Royal Observatory Greenwich marks 350 years, warns against AI dependence
The Royal Observatory Greenwich marked 350 years by praising human curiosity and warning that instant AI answers can erode judgment, questioning and expertise.

The Royal Observatory Greenwich used its 350th anniversary to underline a stark message: the institution that helped Britain solve longitude still sees human judgment as irreplaceable in an age of instant AI answers.
Paddy Rodgers, chief executive of Royal Museums Greenwich, said the observatory’s long history showed the power of human knowledge and the need to avoid dependence on AI. He warned that “a reliance solely on instant answers” risks weakening the habits of questioning and evaluation that support knowledge, expertise and innovation.
Founded in 1675 by King Charles II, the observatory was built to solve longitude and improve navigation at sea. Royal Museums Greenwich says it was Britain’s first state-funded scientific research institution, a distinction that still carries weight in 2025 as the site celebrates 350 years at the heart of Greenwich Park in London. It remains the home of Greenwich Mean Time and the historic location of the Prime Meridian at 0° longitude, where timekeeping and global navigation were once anchored to a single line.
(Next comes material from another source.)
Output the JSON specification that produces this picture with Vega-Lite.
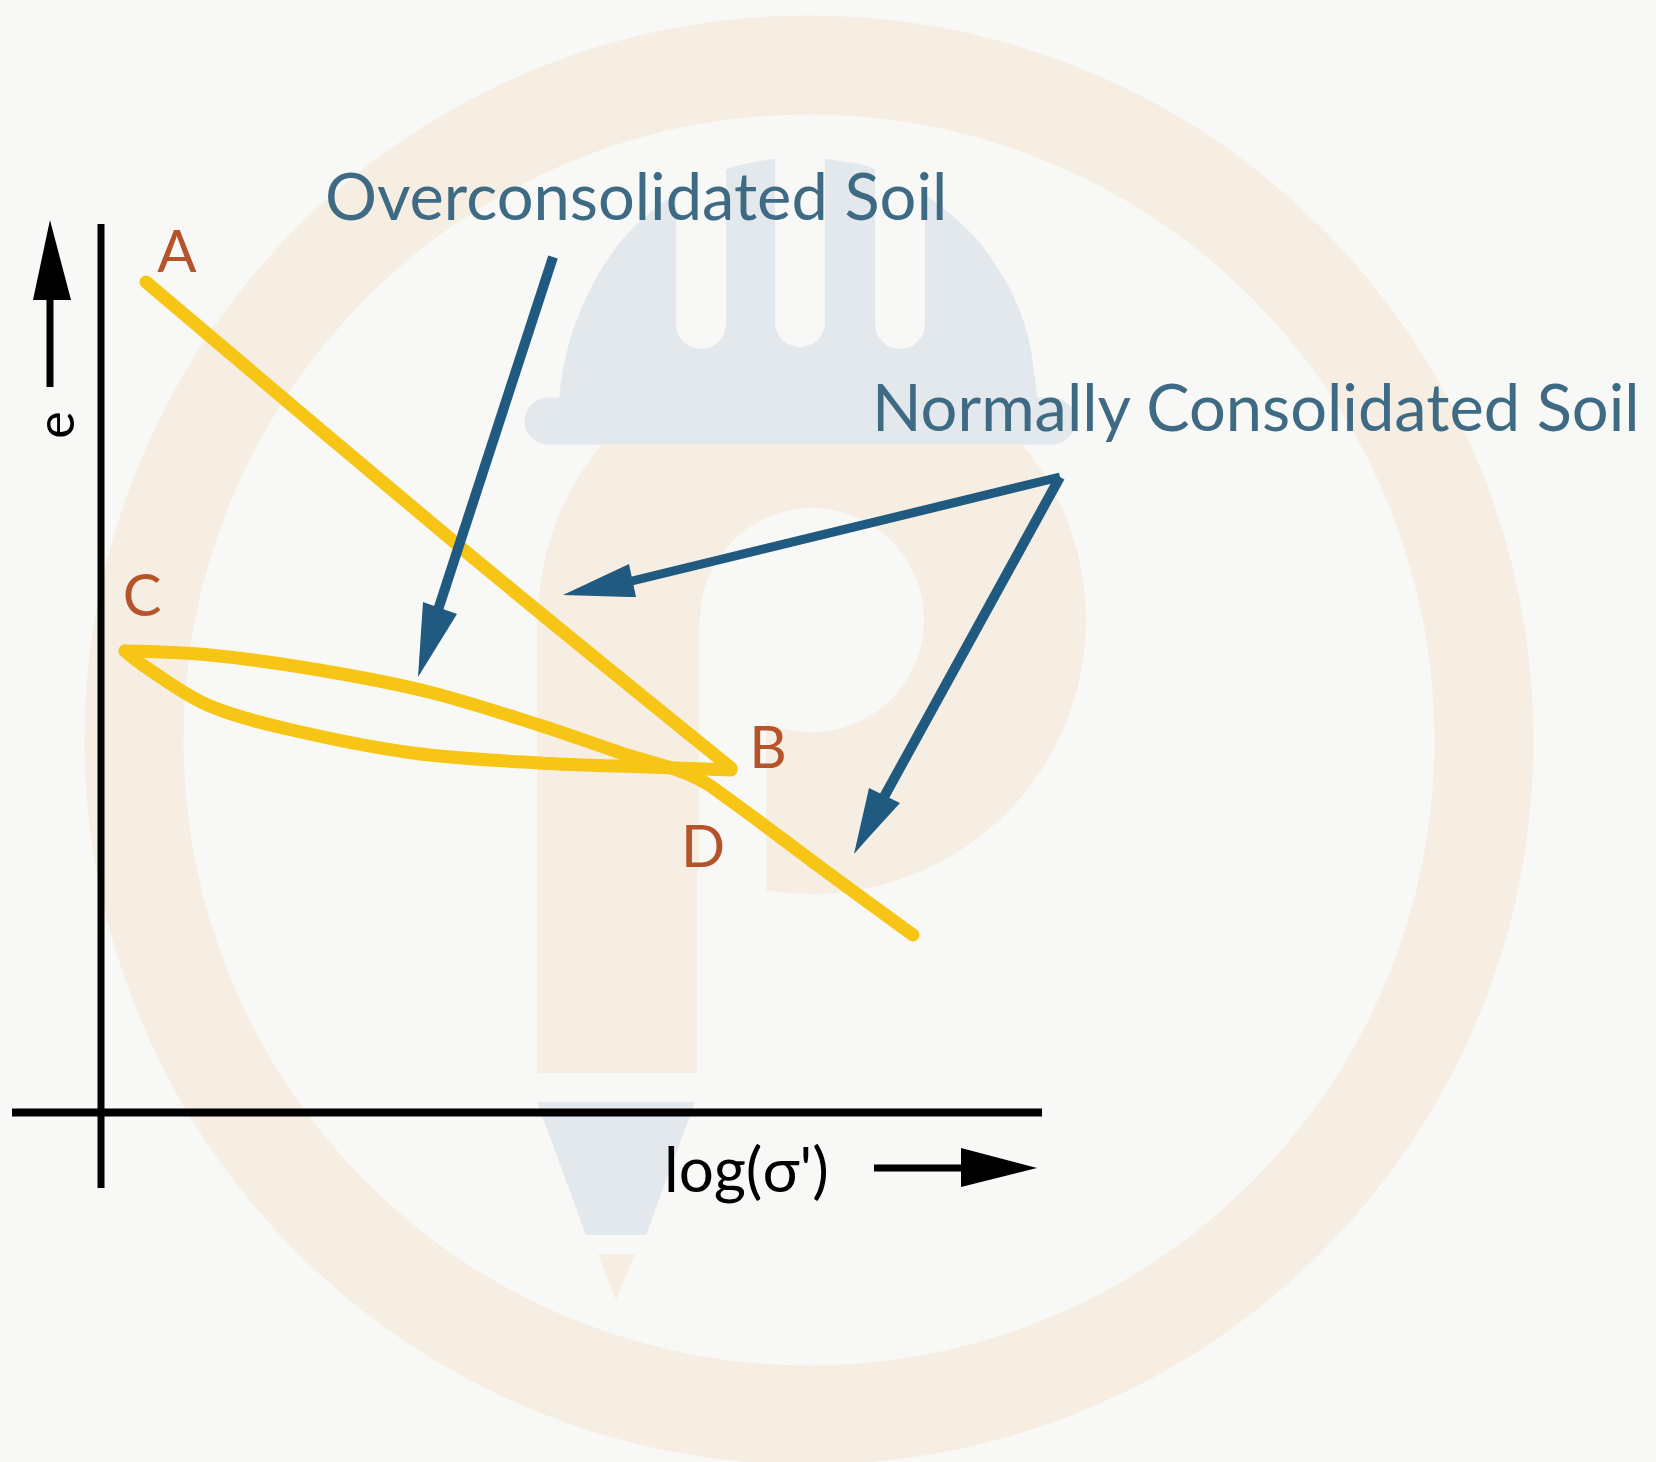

That scientific legacy is not confined to the past. The observatory is part of the Maritime Greenwich UNESCO World Heritage Site and remains a public centre for astronomy, time, space and navigation. Visitors can still stand on the Prime Meridian Line, and the site also houses the UK’s largest refracting telescope, a reminder that the observatory’s role has always been to turn observation into understanding.

Rodgers’s warning lands in a moment when schools, universities and newsrooms are under pressure to speed up answers rather than slow down for verification. The observatory’s own history offers a counterargument. The long arc from longitude charts to Greenwich Mean Time shows that progress has depended not just on information, but on the disciplined habit of testing it. In science communication, that means making complexity legible without flattening it. In education, it means preserving the work of interpretation, not just retrieval. And in public life, it means keeping space for expertise that can be checked, challenged and improved.

Royal Museums Greenwich, which also oversees the National Maritime Museum, the Queen’s House and Cutty Sark, presented the anniversary as more than a milestone for one landmark. It framed the observatory as a living case for why human curiosity still matters: not because machines cannot answer, but because institutions lose something vital when answering becomes too easy.